ILX is the best place I've ever found on the Internet, as horrifying as that might be.

ryan, Wednesday, 15 July 2015 21:46 (eight years ago) link

Not only is it all this knowledge and *so much stuff* but the very nature of instant communications is a Gutenberg-level paradigm shit.

Humanity has never really had an opportunity to communicate on this level before, instantly and at any location. There are all these things that have been publicly unsaid for possibly thousands of years and the floodgates are now open. Perhaps it is the noisey adjustment period before a more civilized age.

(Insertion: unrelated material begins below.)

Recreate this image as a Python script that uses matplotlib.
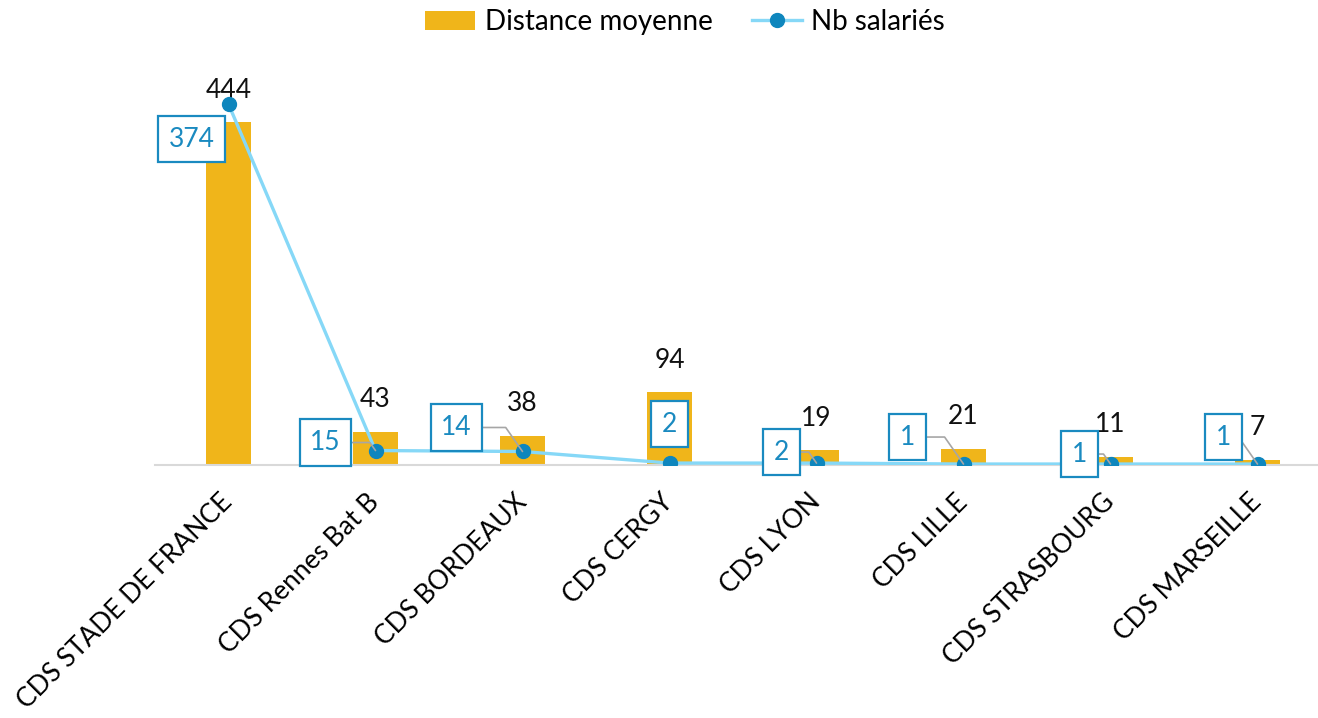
import matplotlib.pyplot as plt
from matplotlib.lines import Line2D
from matplotlib.patches import Patch

sites = ["CDS STADE DE FRANCE", "CDS Rennes Bat B", "CDS BORDEAUX", "CDS CERGY",
         "CDS LYON", "CDS LILLE", "CDS STRASBOURG", "CDS MARSEILLE"]
distance_moyenne = [444, 43, 38, 94, 19, 21, 11, 7]
nb_salaries = [374, 15, 14, 2, 2, 1, 1, 1]

# placement of the boxed labels (offset in pixels from each point) and leader lines
box_offsets = [(-37, -35), (-50, 8), (-66, 24), (0, 39), (-35, 11), (-56, 27), (-31, 10), (-34, 27)]
draw_leader = [False, True, True, False, True, True, True, True]

bar_color = "#F0B51A"
line_color = "#86D8F7"
marker_color = "#0E86BD"
label_blue = "#1A8AC0"

plt.rcParams["font.family"] = ["Lato", "DejaVu Sans"]
FS = 19

fig = plt.figure(figsize=(13.18, 7.18), dpi=100)
ax = fig.add_axes([155 / 1318, (718 - 465) / 718, 1176 / 1318, 386 / 718])
ax2 = ax.twinx()

x = list(range(len(sites)))
ax.bar(x, distance_moyenne, width=0.31, color=bar_color, zorder=2)
ax.set_xlim(-0.5, len(sites) - 0.5)
ax.set_ylim(0, 500)
ax2.set_ylim(0, 400)

ax2.plot(x, nb_salaries, color=line_color, linewidth=2.4, marker="o",
         markersize=10, markerfacecolor=marker_color, markeredgecolor=marker_color, zorder=3)

for a in (ax, ax2):
    for side in ("top", "right", "left"):
        a.spines[side].set_visible(False)
    a.set_yticks([])
ax2.spines["bottom"].set_visible(False)
ax.spines["bottom"].set_color("#D9D9D9")
ax.spines["bottom"].set_linewidth(1.5)

ax.set_xticks(x)
ax.set_xticklabels(sites, rotation=45, ha="right", va="center", rotation_mode="anchor", fontsize=FS)
ax.tick_params(axis="x", length=0, pad=24)

# bar values
for xi, v in zip(x, distance_moyenne):
    ax.annotate(str(v), (xi, v), xytext=(0, 32), textcoords="offset pixels",
                ha="center", va="center", fontsize=FS, color="#111111", zorder=5)

# boxed values for the line
for xi, v, (dx, dy), leader in zip(x, nb_salaries, box_offsets, draw_leader):
    arrow = None
    if leader:
        arrow = dict(arrowstyle="-", color="#A6A6A6", linewidth=1.2, shrinkA=0, shrinkB=0,
                     relpos=(1, 0.5), connectionstyle="angle,angleA=0,angleB=125,rad=0")
    ax2.annotate(str(v), (xi, v), xytext=(dx, dy), textcoords="offset pixels",
                 ha="center", va="center", fontsize=FS, color=label_blue,
                 bbox=dict(boxstyle="square,pad=0.4", facecolor="white", edgecolor=label_blue, linewidth=1.6),
                 arrowprops=arrow, zorder=6)

handles = [Patch(facecolor=bar_color, edgecolor="none"),
           Line2D([0], [0], color=line_color, linewidth=2.4, marker="o", markersize=10,
                  markerfacecolor=marker_color, markeredgecolor=marker_color)]
fig.legend(handles, ["Distance moyenne", "Nb salariés"], loc="center", bbox_to_anchor=(685 / 1318, 1 - 22 / 718),
           ncol=2, frameon=False, fontsize=20, handlelength=1.8, columnspacing=1.4, handletextpad=0.35)

fig.savefig("out.png", dpi=100)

AdamVania (Adam Bruneau), Wednesday, 15 July 2015 21:54 (eight years ago) link

definitely.

i fantasize about deleting my Facebook account, but feel i need to keep using it for my musician stuff, even though that's getting more frustrating and less useful every day due to white noise and the above-mentioned creepy, opaque algorithms. and every now and then, it's the only way to contact someone whose email you don't have.

xp

lil urbane (Jordan), Wednesday, 15 July 2015 21:55 (eight years ago) link

I've got such a kneejerk reaction against anyone who says broadly that things used to be better. In my experience there's always amazing stuff and shitty stuff going on at the same time, whether it's on the Internet or in pop culture or in world history. The "things used to be better" mentality always seems to be based on selective memory.

Immediate Follower (NA), Wednesday, 15 July 2015 21:55 (eight years ago) link

I think the "golden age" here applies less in fact to the actual past than what it seemed to promise at the time and what we actually have now.

"paradigm shit" is an all-time typo btw

ryan, Wednesday, 15 July 2015 21:57 (eight years ago) link

i like this book -

http://www.cambridge.org/us/academic/subjects/history/regional-and-world-history-general-interest/history-communications-media-and-society-evolution-speech-internet

- which tries to give a historical explanation of each of the major media in terms of the communicative needs it met at the time, and the ones its technological development fostered afterward

he likes to repeat that reading is hard and, even to the majority of people who have learned to do it and rely on literacy to get along in the world, BORING. when they can get out of doing it, they generally do.

iirc he backs up that little bit of provocation with some sensible-sounding numbers about percentages of readers, time, effort, etc.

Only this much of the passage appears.